Pour autant, il apparaît que le contenu de la lettre du G29 dont se prévaut Microsoft ne permet pas, contrairement à ce qu’affirme la société américaine, de conclure que les clients Microsoft peuvent utiliser ses services et transférer leurs données librement depuis l’UE vers le reste du monde (sans distinction de pays) en toute sécurité.

Aux termes du courrier du 2 avril 2014 publié sur le blog Microsoft, le G29 a seulement indiqué que le « MS Agreement » (i.e le contrat Microsoft remis pour signature aux clients des services Office 365, Microsoft Azure, Microsoft dynamics CRM et Windows pour les aspects données à caractère personnel) tel que modifié par Microsoft « sera conforme aux clauses contractuelles types 2010/87/EU et ne devrait dès lors pas être considéré comme des clauses ‘adhoc‘ ».

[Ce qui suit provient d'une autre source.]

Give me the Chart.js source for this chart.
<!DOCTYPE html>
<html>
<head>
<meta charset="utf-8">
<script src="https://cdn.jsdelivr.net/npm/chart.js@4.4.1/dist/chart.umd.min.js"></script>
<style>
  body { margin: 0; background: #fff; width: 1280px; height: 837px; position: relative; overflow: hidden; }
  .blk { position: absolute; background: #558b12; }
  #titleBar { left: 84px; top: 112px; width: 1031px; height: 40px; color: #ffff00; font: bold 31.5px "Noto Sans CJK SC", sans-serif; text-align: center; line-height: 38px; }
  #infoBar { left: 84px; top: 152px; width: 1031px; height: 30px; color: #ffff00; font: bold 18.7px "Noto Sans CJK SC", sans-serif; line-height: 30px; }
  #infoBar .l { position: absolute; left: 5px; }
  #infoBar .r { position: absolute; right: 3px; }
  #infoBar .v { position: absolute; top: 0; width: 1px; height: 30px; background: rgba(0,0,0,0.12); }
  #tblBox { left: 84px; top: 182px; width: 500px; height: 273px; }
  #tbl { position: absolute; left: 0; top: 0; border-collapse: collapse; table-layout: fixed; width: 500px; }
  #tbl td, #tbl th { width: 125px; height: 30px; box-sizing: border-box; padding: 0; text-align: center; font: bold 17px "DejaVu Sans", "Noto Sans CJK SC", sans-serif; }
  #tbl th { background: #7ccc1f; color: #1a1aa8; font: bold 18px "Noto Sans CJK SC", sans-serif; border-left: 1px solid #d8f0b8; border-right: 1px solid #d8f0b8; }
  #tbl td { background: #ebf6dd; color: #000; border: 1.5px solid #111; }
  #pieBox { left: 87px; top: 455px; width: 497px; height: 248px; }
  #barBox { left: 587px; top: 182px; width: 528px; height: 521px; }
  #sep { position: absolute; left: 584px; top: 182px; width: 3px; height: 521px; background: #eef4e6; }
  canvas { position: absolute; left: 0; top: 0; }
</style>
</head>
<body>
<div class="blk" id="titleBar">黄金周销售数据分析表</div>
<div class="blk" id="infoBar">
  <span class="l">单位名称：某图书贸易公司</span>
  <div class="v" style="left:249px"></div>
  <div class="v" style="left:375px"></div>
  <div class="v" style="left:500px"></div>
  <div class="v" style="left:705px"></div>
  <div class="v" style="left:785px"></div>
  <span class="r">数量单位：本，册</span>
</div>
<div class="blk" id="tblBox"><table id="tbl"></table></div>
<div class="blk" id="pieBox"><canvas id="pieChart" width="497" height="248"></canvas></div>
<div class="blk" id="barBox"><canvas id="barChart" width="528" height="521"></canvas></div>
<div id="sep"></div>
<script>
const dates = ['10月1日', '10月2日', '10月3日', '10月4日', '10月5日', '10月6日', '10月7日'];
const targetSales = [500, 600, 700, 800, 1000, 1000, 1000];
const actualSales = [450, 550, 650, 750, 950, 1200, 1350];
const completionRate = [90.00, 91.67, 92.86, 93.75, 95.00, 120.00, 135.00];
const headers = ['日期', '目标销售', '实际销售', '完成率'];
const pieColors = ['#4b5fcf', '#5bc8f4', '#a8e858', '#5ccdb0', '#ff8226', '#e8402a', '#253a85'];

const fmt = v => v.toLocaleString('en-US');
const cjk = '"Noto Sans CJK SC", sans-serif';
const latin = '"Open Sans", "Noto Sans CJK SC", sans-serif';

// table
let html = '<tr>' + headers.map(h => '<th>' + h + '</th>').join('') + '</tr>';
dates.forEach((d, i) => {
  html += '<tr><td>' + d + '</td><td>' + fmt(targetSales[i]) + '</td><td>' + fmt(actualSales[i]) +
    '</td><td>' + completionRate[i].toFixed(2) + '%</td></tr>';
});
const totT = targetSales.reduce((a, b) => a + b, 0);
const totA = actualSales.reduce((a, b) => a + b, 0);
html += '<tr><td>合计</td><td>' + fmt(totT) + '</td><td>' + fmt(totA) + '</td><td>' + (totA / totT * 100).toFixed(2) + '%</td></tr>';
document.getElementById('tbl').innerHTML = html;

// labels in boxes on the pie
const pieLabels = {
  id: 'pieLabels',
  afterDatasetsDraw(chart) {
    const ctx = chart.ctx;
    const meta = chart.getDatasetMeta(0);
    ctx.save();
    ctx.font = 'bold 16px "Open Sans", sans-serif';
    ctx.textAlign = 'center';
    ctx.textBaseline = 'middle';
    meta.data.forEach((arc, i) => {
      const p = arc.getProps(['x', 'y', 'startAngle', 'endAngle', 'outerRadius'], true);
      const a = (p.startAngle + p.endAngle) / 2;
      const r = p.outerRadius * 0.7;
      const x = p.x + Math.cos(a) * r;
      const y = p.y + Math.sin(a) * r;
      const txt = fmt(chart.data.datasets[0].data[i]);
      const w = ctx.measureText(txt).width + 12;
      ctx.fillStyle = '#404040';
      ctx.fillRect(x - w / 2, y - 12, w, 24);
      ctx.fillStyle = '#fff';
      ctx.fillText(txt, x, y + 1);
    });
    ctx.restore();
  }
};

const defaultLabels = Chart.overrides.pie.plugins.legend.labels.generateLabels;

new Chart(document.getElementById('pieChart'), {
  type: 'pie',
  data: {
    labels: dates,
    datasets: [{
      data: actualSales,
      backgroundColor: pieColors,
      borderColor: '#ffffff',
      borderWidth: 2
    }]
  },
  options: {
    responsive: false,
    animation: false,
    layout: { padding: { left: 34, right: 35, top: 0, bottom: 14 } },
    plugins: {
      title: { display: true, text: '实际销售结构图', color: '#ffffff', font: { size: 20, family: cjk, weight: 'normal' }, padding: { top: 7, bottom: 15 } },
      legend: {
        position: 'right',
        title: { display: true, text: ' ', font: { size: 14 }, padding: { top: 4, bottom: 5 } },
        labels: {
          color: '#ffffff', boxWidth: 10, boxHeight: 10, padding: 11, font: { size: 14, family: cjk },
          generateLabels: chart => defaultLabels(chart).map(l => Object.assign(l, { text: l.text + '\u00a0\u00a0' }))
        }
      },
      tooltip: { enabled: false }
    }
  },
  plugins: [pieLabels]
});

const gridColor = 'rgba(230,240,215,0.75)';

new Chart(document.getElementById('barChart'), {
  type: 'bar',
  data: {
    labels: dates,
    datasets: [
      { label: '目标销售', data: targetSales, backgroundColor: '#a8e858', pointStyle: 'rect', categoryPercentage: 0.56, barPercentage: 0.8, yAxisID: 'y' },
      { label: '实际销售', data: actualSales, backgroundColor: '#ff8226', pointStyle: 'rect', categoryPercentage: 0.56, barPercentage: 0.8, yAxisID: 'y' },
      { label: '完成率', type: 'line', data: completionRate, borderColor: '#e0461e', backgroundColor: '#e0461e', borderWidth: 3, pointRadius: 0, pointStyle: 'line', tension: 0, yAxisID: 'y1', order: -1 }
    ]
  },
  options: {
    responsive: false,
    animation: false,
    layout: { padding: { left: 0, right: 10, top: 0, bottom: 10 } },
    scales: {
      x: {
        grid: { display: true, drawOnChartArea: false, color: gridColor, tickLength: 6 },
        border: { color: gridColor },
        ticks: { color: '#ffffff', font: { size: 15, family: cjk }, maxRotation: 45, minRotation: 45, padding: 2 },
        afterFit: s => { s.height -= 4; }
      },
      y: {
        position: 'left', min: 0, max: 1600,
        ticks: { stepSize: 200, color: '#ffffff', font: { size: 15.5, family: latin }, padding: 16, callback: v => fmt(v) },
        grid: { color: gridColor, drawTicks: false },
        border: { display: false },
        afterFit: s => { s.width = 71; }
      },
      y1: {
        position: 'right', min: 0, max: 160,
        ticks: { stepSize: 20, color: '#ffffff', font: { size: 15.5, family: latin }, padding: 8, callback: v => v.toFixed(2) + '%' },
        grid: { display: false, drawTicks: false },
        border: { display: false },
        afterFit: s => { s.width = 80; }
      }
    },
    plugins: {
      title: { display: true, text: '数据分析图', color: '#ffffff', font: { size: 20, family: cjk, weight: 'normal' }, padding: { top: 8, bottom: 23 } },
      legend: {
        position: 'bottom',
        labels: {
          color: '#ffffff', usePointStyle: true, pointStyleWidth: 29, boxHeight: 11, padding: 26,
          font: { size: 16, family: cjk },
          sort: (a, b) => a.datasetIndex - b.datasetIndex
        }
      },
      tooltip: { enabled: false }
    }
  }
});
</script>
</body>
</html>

L’absence de publication du « MS Agreement » par Microsoft interdit de savoir de quel document il s’agit et d’en connaître le contenu.

La CNIL, dans son communiqué du 24 avril 2014, a précisé que le G29 n’avait procédé qu’à une « évaluation partielle » du contrat de Microsoft  qui n’incluait pas les annexes aux documents contractuels Microsoft relatives à la desciption du transfert de données et des mesures de sécurité techniques et organisationnelles devant être mises en œuvre par l’importateur de données. Le contenu de ces annexes étant susceptible de varier selon les clients,  il devra faire l’objet d’une vérification au cas par cas par Microsoft et ses clients afin de veiller « à ce qu’[elles] répondent à leurs besoins spécifiques et aux exigences légales en matière de protection des données » et ces annexes « pourront faire l’objet d’un examen séparé par les autorités de protection des données ».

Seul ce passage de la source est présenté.